Hat die Swiss als erfolgreichste Tochter der Lufthansa es leichter, sich bei der Mutter in Frankfurt bei strategischen Entscheidungen Gehör zu verschaffen?
Das war vor fünf Jahren vielleicht einfacher, weil wir die einzige Tochter waren und es nur bilaterale Diskussionen gab. Heute sind wir fünf Verbund-Airlines unter dem Lufthansa-Dach. Wir müssen gemeinsam aufpassen, dass bei Entscheiden die Komplexität nicht zu gross wird. Konzernchef Christoph Franz hat hier richtige Entscheidungen getroffen und die Entwicklung über die entsprechenden Gremien verstärkt.

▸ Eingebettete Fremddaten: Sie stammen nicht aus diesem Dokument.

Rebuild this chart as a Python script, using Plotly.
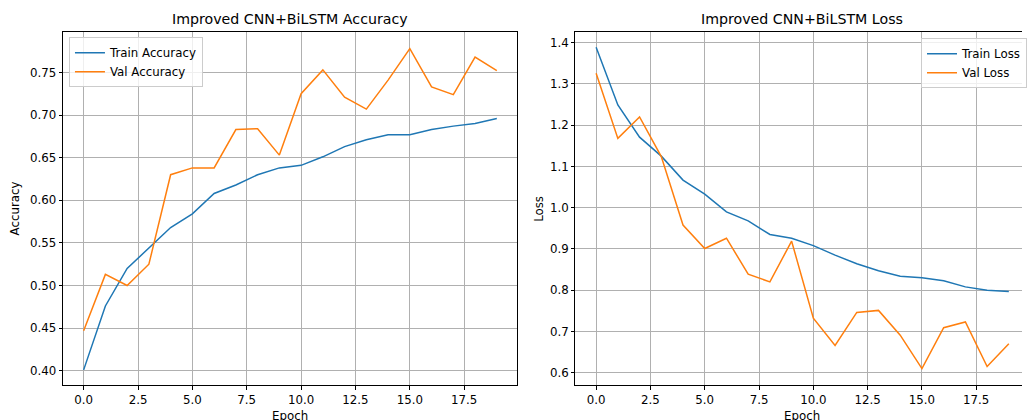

Herrscht Wettbewerb unter den Lufthansa-Töchtern?
Wettbewerb ist das falsche Wort. Für die Kunden ist es von Vorteil, dass sie zwischen verschiedenen Produkten, Hubs und Airline-Marken innerhalb der Lufthansa-Gruppe wählen können. Die Verbund-Airlines richten ihr Angebot nach den jeweiligen Marktbedingungen aus. Im Wettbewerb mit Dritten ergibt sich dann auch bei den Preisen je nach Standort und Flugverbindung durchaus ein gesunder interner Wettbewerb zum Nutzen der gesamten Gruppe. Gleichzeitig profitieren wir von Synergien.

Christoph Franz hat in Singapur erklärt, dass das Europageschäft Verluste schreibe. Wie läuft das bei der Swiss?
Wenn man die Vollkosten betrachtet, machen auch wir im Europaverkehr Verluste. Aus diesem Grund haben wir eine interne Arbeitsgruppe gebildet, die den Bereich evaluiert, Kostenpositionen kritisch hinterfragt und Optimierungspotenziale aufzeigt. Demnächst werden die Resultate vorliegen. Wir reden hier von einem Optimierungsprozess des Europaverkehrs, der zwei bis drei Jahre benötigt.

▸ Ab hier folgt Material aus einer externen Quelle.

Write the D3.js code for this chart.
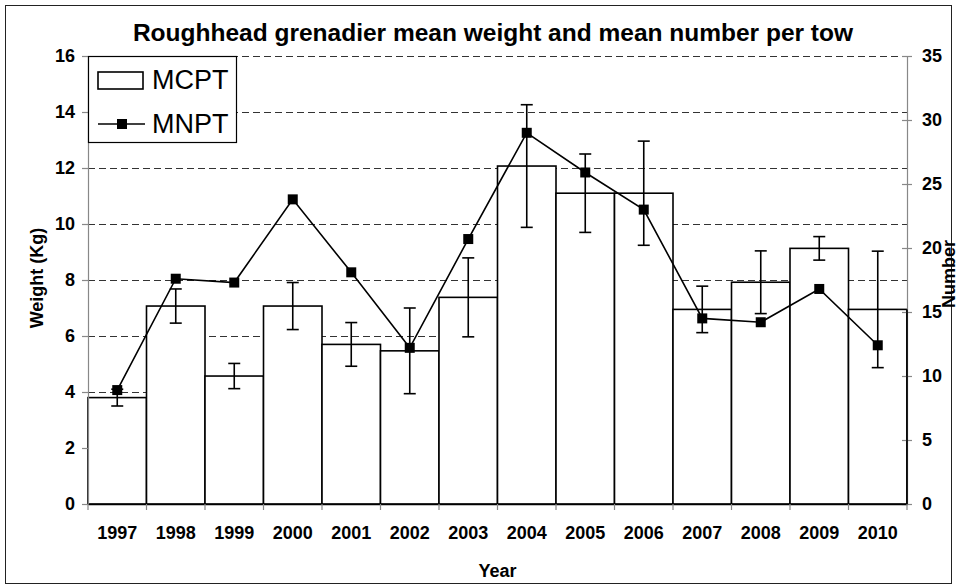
<!DOCTYPE html>
<html>
<head>
<meta charset="utf-8">
<script src="https://cdn.jsdelivr.net/npm/d3@7"></script>
<style>
  body { margin: 0; background: #fff; }
  text { font-family: "Liberation Sans", Arial, sans-serif; }
</style>
</head>
<body>
<div id="chart"></div>
<script>
// chart data
var years = ['1997','1998','1999','2000','2001','2002','2003','2004','2005','2006','2007','2008','2009','2010'];
var weight = [3.80, 7.07, 4.57, 7.07, 5.70, 5.47, 7.38, 12.07, 11.10, 11.10, 6.95, 7.92, 9.13, 6.95];
var weightErr = [0.30, 0.61, 0.45, 0.84, 0.78, 1.53, 1.41, 2.19, 1.40, 1.86, 0.83, 1.12, 0.42, 2.08];
var number = [8.9, 17.6, 17.3, 23.8, 18.1, 12.2, 20.7, 29.0, 25.9, 23.0, 14.5, 14.2, 16.8, 12.4];
var weightTicks = [0, 2, 4, 6, 8, 10, 12, 14, 16];
var numberTicks = [0, 5, 10, 15, 20, 25, 30, 35];
var gridTicks = [4, 6, 8, 10, 12, 14, 16];

var W = 958, H = 588;
var plot = { left: 88, right: 907, top: 56, bottom: 504 };

var svg = d3.select('#chart').append('svg')
    .attr('width', W)
    .attr('height', H);

// outer frame
svg.append('rect')
    .attr('x', 5.5).attr('y', 5.5)
    .attr('width', 946).attr('height', 578)
    .style('fill', 'none')
    .style('stroke', '#222')
    .style('stroke-width', 1);

var x = d3.scaleBand()
    .domain(years)
    .range([plot.left, plot.right])
    .padding(0);

var yW = d3.scaleLinear()
    .domain([0, 16])
    .range([plot.bottom, plot.top]);

var yN = d3.scaleLinear()
    .domain([0, 35])
    .range([plot.bottom, plot.top]);

// dashed gridlines
svg.append('g').selectAll('line').data(gridTicks)
  .enter().append('line')
    .attr('x1', plot.left).attr('x2', plot.right)
    .attr('y1', function(d) { return yW(d) + 0.5; })
    .attr('y2', function(d) { return yW(d) + 0.5; })
    .style('stroke', '#333')
    .style('stroke-width', 1)
    .style('stroke-dasharray', '7,4');

// bars
svg.append('g').selectAll('rect').data(weight)
  .enter().append('rect')
    .attr('x', function(d, i) { return x(years[i]); })
    .attr('y', function(d) { return yW(d); })
    .attr('width', x.bandwidth())
    .attr('height', function(d) { return yW(0) - yW(d); })
    .style('fill', '#fff')
    .style('stroke', '#000')
    .style('stroke-width', 1.6);

// error bars on weight
var errG = svg.append('g');
weight.forEach(function(d, i) {
  var cx = x(years[i]) + x.bandwidth() / 2;
  var hi = yW(d + weightErr[i]), lo = yW(d - weightErr[i]);
  errG.append('line')
      .attr('x1', cx).attr('x2', cx).attr('y1', hi).attr('y2', lo);
  errG.append('line')
      .attr('x1', cx - 6).attr('x2', cx + 6).attr('y1', hi).attr('y2', hi);
  errG.append('line')
      .attr('x1', cx - 6).attr('x2', cx + 6).attr('y1', lo).attr('y2', lo);
});
errG.selectAll('line')
    .style('stroke', '#000')
    .style('stroke-width', 1.6);

// number line
var line = d3.line()
    .x(function(d, i) { return x(years[i]) + x.bandwidth() / 2; })
    .y(function(d) { return yN(d); });

svg.append('path')
    .datum(number)
    .attr('d', line)
    .style('fill', 'none')
    .style('stroke', '#000')
    .style('stroke-width', 1.6);

svg.append('g').selectAll('rect').data(number)
  .enter().append('rect')
    .attr('x', function(d, i) { return x(years[i]) + x.bandwidth() / 2 - 5; })
    .attr('y', function(d) { return yN(d) - 5; })
    .attr('width', 10)
    .attr('height', 10)
    .style('fill', '#000');

// left axis
var leftAxis = svg.append('g')
    .attr('transform', 'translate(' + plot.left + ',0)')
    .call(d3.axisLeft(yW).tickValues(weightTicks).tickSize(6).tickPadding(7).tickSizeOuter(0));

// right axis
var rightAxis = svg.append('g')
    .attr('transform', 'translate(' + plot.right + ',0)')
    .call(d3.axisRight(yN).tickValues(numberTicks).tickSize(5).tickPadding(10).tickSizeOuter(0));
rightAxis.selectAll('.tick line').attr('x1', -5);

// bottom axis
var bottomAxis = svg.append('g')
    .attr('transform', 'translate(0,' + plot.bottom + ')')
    .call(d3.axisBottom(x).tickSize(0).tickPadding(22).tickSizeOuter(0));

var bounds = years.map(function(d) { return x(d); }).concat([plot.right]);
bottomAxis.selectAll('.bound').data(bounds)
  .enter().append('line')
    .attr('class', 'bound')
    .attr('x1', function(d) { return d; })
    .attr('x2', function(d) { return d; })
    .attr('y1', 0).attr('y2', 6);

[leftAxis, rightAxis, bottomAxis].forEach(function(a) {
  a.selectAll('path, line').style('stroke', '#888').style('stroke-width', 1.2);
  a.selectAll('text')
      .style('font-size', '18px')
      .style('font-weight', 'bold')
      .style('fill', '#000');
});
bottomAxis.select('path').style('stroke', '#000').style('stroke-width', 1.6);

// bars redraw their edges over the grey axis where they touch it
svg.append('line')
    .attr('x1', plot.right).attr('x2', plot.right)
    .attr('y1', yW(weight[weight.length - 1])).attr('y2', plot.bottom)
    .style('stroke', '#000')
    .style('stroke-width', 1.6);

// titles
svg.append('text')
    .attr('x', 493).attr('y', 41)
    .attr('text-anchor', 'middle')
    .style('font-size', '24.5px')
    .style('font-weight', 'bold')
    .text('Roughhead grenadier mean weight and mean number per tow');

svg.append('text')
    .attr('x', (plot.left + plot.right) / 2).attr('y', 577)
    .attr('text-anchor', 'middle')
    .style('font-size', '18px')
    .style('font-weight', 'bold')
    .text('Year');

svg.append('text')
    .attr('transform', 'translate(43,278) rotate(-90)')
    .attr('text-anchor', 'middle')
    .style('font-size', '18px')
    .style('font-weight', 'bold')
    .text('Weight (Kg)');

svg.append('text')
    .attr('transform', 'translate(955,274) rotate(-90)')
    .attr('text-anchor', 'middle')
    .style('font-size', '18px')
    .style('font-weight', 'bold')
    .text('Number');

// legend
var legend = svg.append('g');
legend.append('rect')
    .attr('x', 88.5).attr('y', 56.5)
    .attr('width', 148).attr('height', 86)
    .style('fill', '#fff')
    .style('stroke', '#000')
    .style('stroke-width', 1.2);
legend.append('rect')
    .attr('x', 98).attr('y', 72)
    .attr('width', 45).attr('height', 17)
    .style('fill', '#fff')
    .style('stroke', '#000')
    .style('stroke-width', 1.6);
legend.append('line')
    .attr('x1', 98).attr('x2', 145)
    .attr('y1', 124).attr('y2', 124)
    .style('stroke', '#000')
    .style('stroke-width', 1.6);
legend.append('rect')
    .attr('x', 117).attr('y', 119)
    .attr('width', 10).attr('height', 10)
    .style('fill', '#000');
legend.append('text')
    .attr('x', 152).attr('y', 89)
    .style('font-size', '27px')
    .text('MCPT');
legend.append('text')
    .attr('x', 152).attr('y', 133)
    .style('font-size', '27px')
    .text('MNPT');
</script>
</body>
</html>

Welche Auswirkungen hat die Konkurrenz aus dem Nahen Osten?
Die setzt uns zu. Deshalb ist für uns der Ausbau der Drehscheibe Zürich wichtig, um auch Nonstop-Flüge nach Fernost anbieten zu können. Zudem investieren wir viel in unseren Service und unsere Flotte, um unseren Fluggästen die Reise so angenehm wie möglich zu machen. Ich denke, wir schlagen uns ganz gut.

Sie sitzen im Verwaltungsrat der Austrian Airlines. Wie kommt die Sanierung voran?
Ich sehe schon, dass vieles gemacht wurde. Die Geschäftsführung der AUA hat sichtbare Fortschritte erzielt, aber noch ist die AUA nicht profitabel. Das Management muss in allen Bereichen noch weitere Effizienzsteigerungen erreichen. Wenn die AUA eigenständig bleiben will, kann sie sich nicht nur auf die Lufthansa verlassen.

Sonntagszeitung, 12.06.2011
 


 
Kommentar VFSN:
Keine Angst, für alle (egal ob Geschäftsleute oder Touristen) die von oder nach der Schweiz fliegen wollen, für die gibt es auch nach 2015 noch sehr viel Luft. Eng könnte es aber für die deutschen Umsteiger der deutschen Fluggesellschaften werden, die der Schweiz nichts ausser Lärm und Gestank bringen. Für die gibt es in Deutschland aber sicher noch genügend Kapazitäten.